= What to do =
Leave out the images and repeat the listing below without a single change.

= Material =
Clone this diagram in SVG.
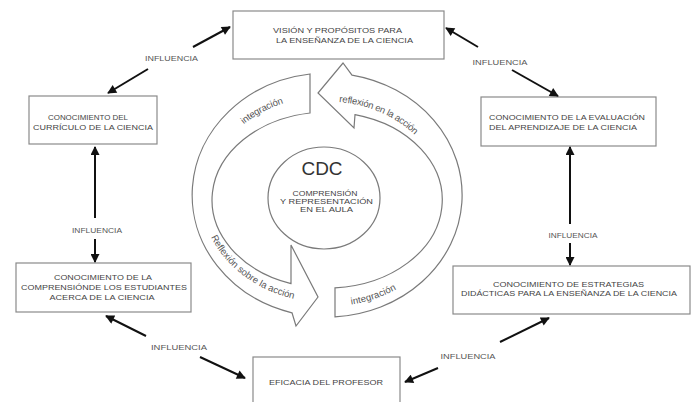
<svg xmlns="http://www.w3.org/2000/svg" xmlns:xlink="http://www.w3.org/1999/xlink" width="691" height="402" viewBox="0 0 691 402">
<style>
.box{fill:#fff;stroke:#8a8a8a;stroke-width:1.2}
.bt{font-family:"Liberation Sans",Arial,sans-serif;font-size:7px;fill:#444}
.ring{fill:#fff;stroke:#7a7a7a;stroke-width:1.2}
.rt{font-family:"Liberation Sans",Arial,sans-serif;font-size:9.5px;fill:#555}
.con{stroke:#111;stroke-width:2;fill:none;marker-end:url(#ah)}
.inf{font-family:"Liberation Sans",Arial,sans-serif;font-size:7px;fill:#555}
</style>
<defs>
<marker id="ah" viewBox="0 0 10 10" refX="9" refY="5" markerWidth="10" markerHeight="9" markerUnits="userSpaceOnUse" orient="auto"><path d="M0,0 L10,5 L0,10 z" fill="#111"/></marker>
<path id="up" d="M202,197.5 A125,105 0 0 1 452,197.5"/>
<path id="lo" d="M202,197.5 A125,105 0 0 0 452,197.5"/>
</defs>
<rect width="691" height="402" fill="#fff"/>

<g id="ciclo">
<path class="ring" d="M310,74 A135,122 0 0 0 292,312.8 L296,326 L318,297 L291,245 L291,283.6 A115,88 0 0 1 310,113 Z"/>
<path class="ring" d="M335,316.8 A135,122 0 0 0 352,75.1 L343,63 L318,93 L354,128 L355,114.6 A115,88 0 0 1 335,287.8 Z"/>
<text class="rt" dominant-baseline="central"><textPath xlink:href="#up" href="#up" startOffset="31%" text-anchor="middle">integración</textPath></text>
<text class="rt" dominant-baseline="central" dy="5"><textPath xlink:href="#up" href="#up" startOffset="66%" text-anchor="middle">reflexión en la acción</textPath></text>
<text class="rt" dominant-baseline="central" dy="-4"><textPath xlink:href="#lo" href="#lo" startOffset="26%" text-anchor="middle">Reflexión sobre la acción</textPath></text>
<text class="rt" dominant-baseline="central"><textPath xlink:href="#lo" href="#lo" startOffset="63%" text-anchor="middle">integración</textPath></text>
</g>

<g id="cdc">
<ellipse cx="324" cy="198" rx="56" ry="51" class="ring"/>
<text x="322" y="175" font-family="Liberation Sans,Arial,sans-serif" font-size="18" fill="#333" text-anchor="middle" textLength="41" lengthAdjust="spacingAndGlyphs">CDC</text>
<text class="bt" x="325" y="195.5" text-anchor="middle" textLength="65" lengthAdjust="spacingAndGlyphs">COMPRENSIÓN</text>
<text class="bt" x="326.5" y="203.5" text-anchor="middle" textLength="93" lengthAdjust="spacingAndGlyphs">Y REPRESENTACIÓN</text>
<text class="bt" x="326.5" y="211.5" text-anchor="middle" textLength="53" lengthAdjust="spacingAndGlyphs">EN EL AULA</text>
</g>

<g id="vision">
<rect class="box" x="233" y="11" width="211" height="48"/>
<text class="bt" x="337.5" y="33" text-anchor="middle" textLength="129" lengthAdjust="spacingAndGlyphs">VISIÓN Y PROPÓSITOS PARA</text>
<text class="bt" x="344.5" y="43" text-anchor="middle" textLength="137" lengthAdjust="spacingAndGlyphs">LA ENSEÑANZA DE LA CIENCIA</text>
</g>

<g id="curriculo">
<rect class="box" x="29" y="96" width="128" height="48"/>
<text class="bt" x="88" y="119.5" text-anchor="middle" textLength="80" lengthAdjust="spacingAndGlyphs">CONOCIMIENTO DEL</text>
<text class="bt" x="93" y="130" text-anchor="middle" textLength="120" lengthAdjust="spacingAndGlyphs">CURRÍCULO DE LA CIENCIA</text>
</g>

<g id="evaluacion">
<rect class="box" x="481" y="97" width="175" height="49"/>
<text class="bt" x="489" y="119.5" textLength="156" lengthAdjust="spacingAndGlyphs">CONOCIMIENTO DE LA EVALUACIÓN</text>
<text class="bt" x="489" y="130" textLength="148" lengthAdjust="spacingAndGlyphs">DEL APRENDIZAJE DE LA CIENCIA</text>
</g>

<g id="comprension">
<rect class="box" x="16" y="263" width="175" height="49"/>
<text class="bt" x="103" y="279.5" text-anchor="middle" textLength="98" lengthAdjust="spacingAndGlyphs">CONOCIMIENTO DE LA</text>
<text class="bt" x="104" y="289.5" text-anchor="middle" textLength="166" lengthAdjust="spacingAndGlyphs">COMPRENSIÓNDE LOS ESTUDIANTES</text>
<text class="bt" x="102" y="299.5" text-anchor="middle" textLength="105" lengthAdjust="spacingAndGlyphs">ACERCA DE LA CIENCIA</text>
</g>

<g id="estrategias">
<rect class="box" x="453" y="266" width="237" height="48"/>
<text class="bt" x="568.5" y="286.5" text-anchor="middle" textLength="151" lengthAdjust="spacingAndGlyphs">CONOCIMIENTO DE ESTRATEGIAS</text>
<text class="bt" x="569" y="296" text-anchor="middle" textLength="216" lengthAdjust="spacingAndGlyphs">DIDÁCTICAS PARA LA ENSEÑANZA DE LA CIENCIA</text>
</g>

<g id="eficacia">
<rect class="box" x="253" y="357" width="147" height="50"/>
<text class="bt" x="326" y="384.5" text-anchor="middle" textLength="114" lengthAdjust="spacingAndGlyphs">EFICACIA DEL PROFESOR</text>
</g>

<g id="conectores">
<line class="con" x1="148" y1="69" x2="108" y2="93"/>
<line class="con" x1="193" y1="47" x2="230" y2="27"/>
<line class="con" x1="478" y1="47" x2="446" y2="28"/>
<line class="con" x1="512" y1="70" x2="558" y2="96"/>
<line class="con" x1="95" y1="218" x2="95" y2="147"/>
<line class="con" x1="95" y1="239" x2="95" y2="262"/>
<line class="con" x1="570" y1="224" x2="570" y2="147"/>
<line class="con" x1="570" y1="243" x2="570" y2="265"/>
<line class="con" x1="146" y1="336" x2="106" y2="316"/>
<line class="con" x1="200" y1="357" x2="245" y2="378"/>
<line class="con" x1="438" y1="368" x2="405" y2="382"/>
<line class="con" x1="500" y1="342" x2="549" y2="318"/>
<text class="inf" x="171.5" y="60.5" text-anchor="middle" textLength="53" lengthAdjust="spacingAndGlyphs">INFLUENCIA</text>
<text class="inf" x="500" y="64.5" text-anchor="middle" textLength="55" lengthAdjust="spacingAndGlyphs">INFLUENCIA</text>
<text class="inf" x="97" y="232.5" text-anchor="middle" textLength="50" lengthAdjust="spacingAndGlyphs">INFLUENCIA</text>
<text class="inf" x="573" y="237.5" text-anchor="middle" textLength="49" lengthAdjust="spacingAndGlyphs">INFLUENCIA</text>
<text class="inf" x="179" y="349.5" text-anchor="middle" textLength="56" lengthAdjust="spacingAndGlyphs">INFLUENCIA</text>
<text class="inf" x="468" y="358.5" text-anchor="middle" textLength="55" lengthAdjust="spacingAndGlyphs">INFLUENCIA</text>
</g>
</svg>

= Answer =
Clone this diagram in SVG.
<svg xmlns="http://www.w3.org/2000/svg" xmlns:xlink="http://www.w3.org/1999/xlink" width="691" height="402" viewBox="0 0 691 402">
<style>
.box{fill:#fff;stroke:#8a8a8a;stroke-width:1.2}
.bt{font-family:"Liberation Sans",Arial,sans-serif;font-size:7px;fill:#444}
.ring{fill:#fff;stroke:#7a7a7a;stroke-width:1.2}
.rt{font-family:"Liberation Sans",Arial,sans-serif;font-size:9.5px;fill:#555}
.con{stroke:#111;stroke-width:2;fill:none;marker-end:url(#ah)}
.inf{font-family:"Liberation Sans",Arial,sans-serif;font-size:7px;fill:#555}
</style>
<defs>
<marker id="ah" viewBox="0 0 10 10" refX="9" refY="5" markerWidth="10" markerHeight="9" markerUnits="userSpaceOnUse" orient="auto"><path d="M0,0 L10,5 L0,10 z" fill="#111"/></marker>
<path id="up" d="M202,197.5 A125,105 0 0 1 452,197.5"/>
<path id="lo" d="M202,197.5 A125,105 0 0 0 452,197.5"/>
</defs>
<rect width="691" height="402" fill="#fff"/>

<g id="ciclo">
<path class="ring" d="M310,74 A135,122 0 0 0 292,312.8 L296,326 L318,297 L291,245 L291,283.6 A115,88 0 0 1 310,113 Z"/>
<path class="ring" d="M335,316.8 A135,122 0 0 0 352,75.1 L343,63 L318,93 L354,128 L355,114.6 A115,88 0 0 1 335,287.8 Z"/>
<text class="rt" dominant-baseline="central"><textPath xlink:href="#up" href="#up" startOffset="31%" text-anchor="middle">integración</textPath></text>
<text class="rt" dominant-baseline="central" dy="5"><textPath xlink:href="#up" href="#up" startOffset="66%" text-anchor="middle">reflexión en la acción</textPath></text>
<text class="rt" dominant-baseline="central" dy="-4"><textPath xlink:href="#lo" href="#lo" startOffset="26%" text-anchor="middle">Reflexión sobre la acción</textPath></text>
<text class="rt" dominant-baseline="central"><textPath xlink:href="#lo" href="#lo" startOffset="63%" text-anchor="middle">integración</textPath></text>
</g>

<g id="cdc">
<ellipse cx="324" cy="198" rx="56" ry="51" class="ring"/>
<text x="322" y="175" font-family="Liberation Sans,Arial,sans-serif" font-size="18" fill="#333" text-anchor="middle" textLength="41" lengthAdjust="spacingAndGlyphs">CDC</text>
<text class="bt" x="325" y="195.5" text-anchor="middle" textLength="65" lengthAdjust="spacingAndGlyphs">COMPRENSIÓN</text>
<text class="bt" x="326.5" y="203.5" text-anchor="middle" textLength="93" lengthAdjust="spacingAndGlyphs">Y REPRESENTACIÓN</text>
<text class="bt" x="326.5" y="211.5" text-anchor="middle" textLength="53" lengthAdjust="spacingAndGlyphs">EN EL AULA</text>
</g>

<g id="vision">
<rect class="box" x="233" y="11" width="211" height="48"/>
<text class="bt" x="337.5" y="33" text-anchor="middle" textLength="129" lengthAdjust="spacingAndGlyphs">VISIÓN Y PROPÓSITOS PARA</text>
<text class="bt" x="344.5" y="43" text-anchor="middle" textLength="137" lengthAdjust="spacingAndGlyphs">LA ENSEÑANZA DE LA CIENCIA</text>
</g>

<g id="curriculo">
<rect class="box" x="29" y="96" width="128" height="48"/>
<text class="bt" x="88" y="119.5" text-anchor="middle" textLength="80" lengthAdjust="spacingAndGlyphs">CONOCIMIENTO DEL</text>
<text class="bt" x="93" y="130" text-anchor="middle" textLength="120" lengthAdjust="spacingAndGlyphs">CURRÍCULO DE LA CIENCIA</text>
</g>

<g id="evaluacion">
<rect class="box" x="481" y="97" width="175" height="49"/>
<text class="bt" x="489" y="119.5" textLength="156" lengthAdjust="spacingAndGlyphs">CONOCIMIENTO DE LA EVALUACIÓN</text>
<text class="bt" x="489" y="130" textLength="148" lengthAdjust="spacingAndGlyphs">DEL APRENDIZAJE DE LA CIENCIA</text>
</g>

<g id="comprension">
<rect class="box" x="16" y="263" width="175" height="49"/>
<text class="bt" x="103" y="279.5" text-anchor="middle" textLength="98" lengthAdjust="spacingAndGlyphs">CONOCIMIENTO DE LA</text>
<text class="bt" x="104" y="289.5" text-anchor="middle" textLength="166" lengthAdjust="spacingAndGlyphs">COMPRENSIÓNDE LOS ESTUDIANTES</text>
<text class="bt" x="102" y="299.5" text-anchor="middle" textLength="105" lengthAdjust="spacingAndGlyphs">ACERCA DE LA CIENCIA</text>
</g>

<g id="estrategias">
<rect class="box" x="453" y="266" width="237" height="48"/>
<text class="bt" x="568.5" y="286.5" text-anchor="middle" textLength="151" lengthAdjust="spacingAndGlyphs">CONOCIMIENTO DE ESTRATEGIAS</text>
<text class="bt" x="569" y="296" text-anchor="middle" textLength="216" lengthAdjust="spacingAndGlyphs">DIDÁCTICAS PARA LA ENSEÑANZA DE LA CIENCIA</text>
</g>

<g id="eficacia">
<rect class="box" x="253" y="357" width="147" height="50"/>
<text class="bt" x="326" y="384.5" text-anchor="middle" textLength="114" lengthAdjust="spacingAndGlyphs">EFICACIA DEL PROFESOR</text>
</g>

<g id="conectores">
<line class="con" x1="148" y1="69" x2="108" y2="93"/>
<line class="con" x1="193" y1="47" x2="230" y2="27"/>
<line class="con" x1="478" y1="47" x2="446" y2="28"/>
<line class="con" x1="512" y1="70" x2="558" y2="96"/>
<line class="con" x1="95" y1="218" x2="95" y2="147"/>
<line class="con" x1="95" y1="239" x2="95" y2="262"/>
<line class="con" x1="570" y1="224" x2="570" y2="147"/>
<line class="con" x1="570" y1="243" x2="570" y2="265"/>
<line class="con" x1="146" y1="336" x2="106" y2="316"/>
<line class="con" x1="200" y1="357" x2="245" y2="378"/>
<line class="con" x1="438" y1="368" x2="405" y2="382"/>
<line class="con" x1="500" y1="342" x2="549" y2="318"/>
<text class="inf" x="171.5" y="60.5" text-anchor="middle" textLength="53" lengthAdjust="spacingAndGlyphs">INFLUENCIA</text>
<text class="inf" x="500" y="64.5" text-anchor="middle" textLength="55" lengthAdjust="spacingAndGlyphs">INFLUENCIA</text>
<text class="inf" x="97" y="232.5" text-anchor="middle" textLength="50" lengthAdjust="spacingAndGlyphs">INFLUENCIA</text>
<text class="inf" x="573" y="237.5" text-anchor="middle" textLength="49" lengthAdjust="spacingAndGlyphs">INFLUENCIA</text>
<text class="inf" x="179" y="349.5" text-anchor="middle" textLength="56" lengthAdjust="spacingAndGlyphs">INFLUENCIA</text>
<text class="inf" x="468" y="358.5" text-anchor="middle" textLength="55" lengthAdjust="spacingAndGlyphs">INFLUENCIA</text>
</g>
</svg>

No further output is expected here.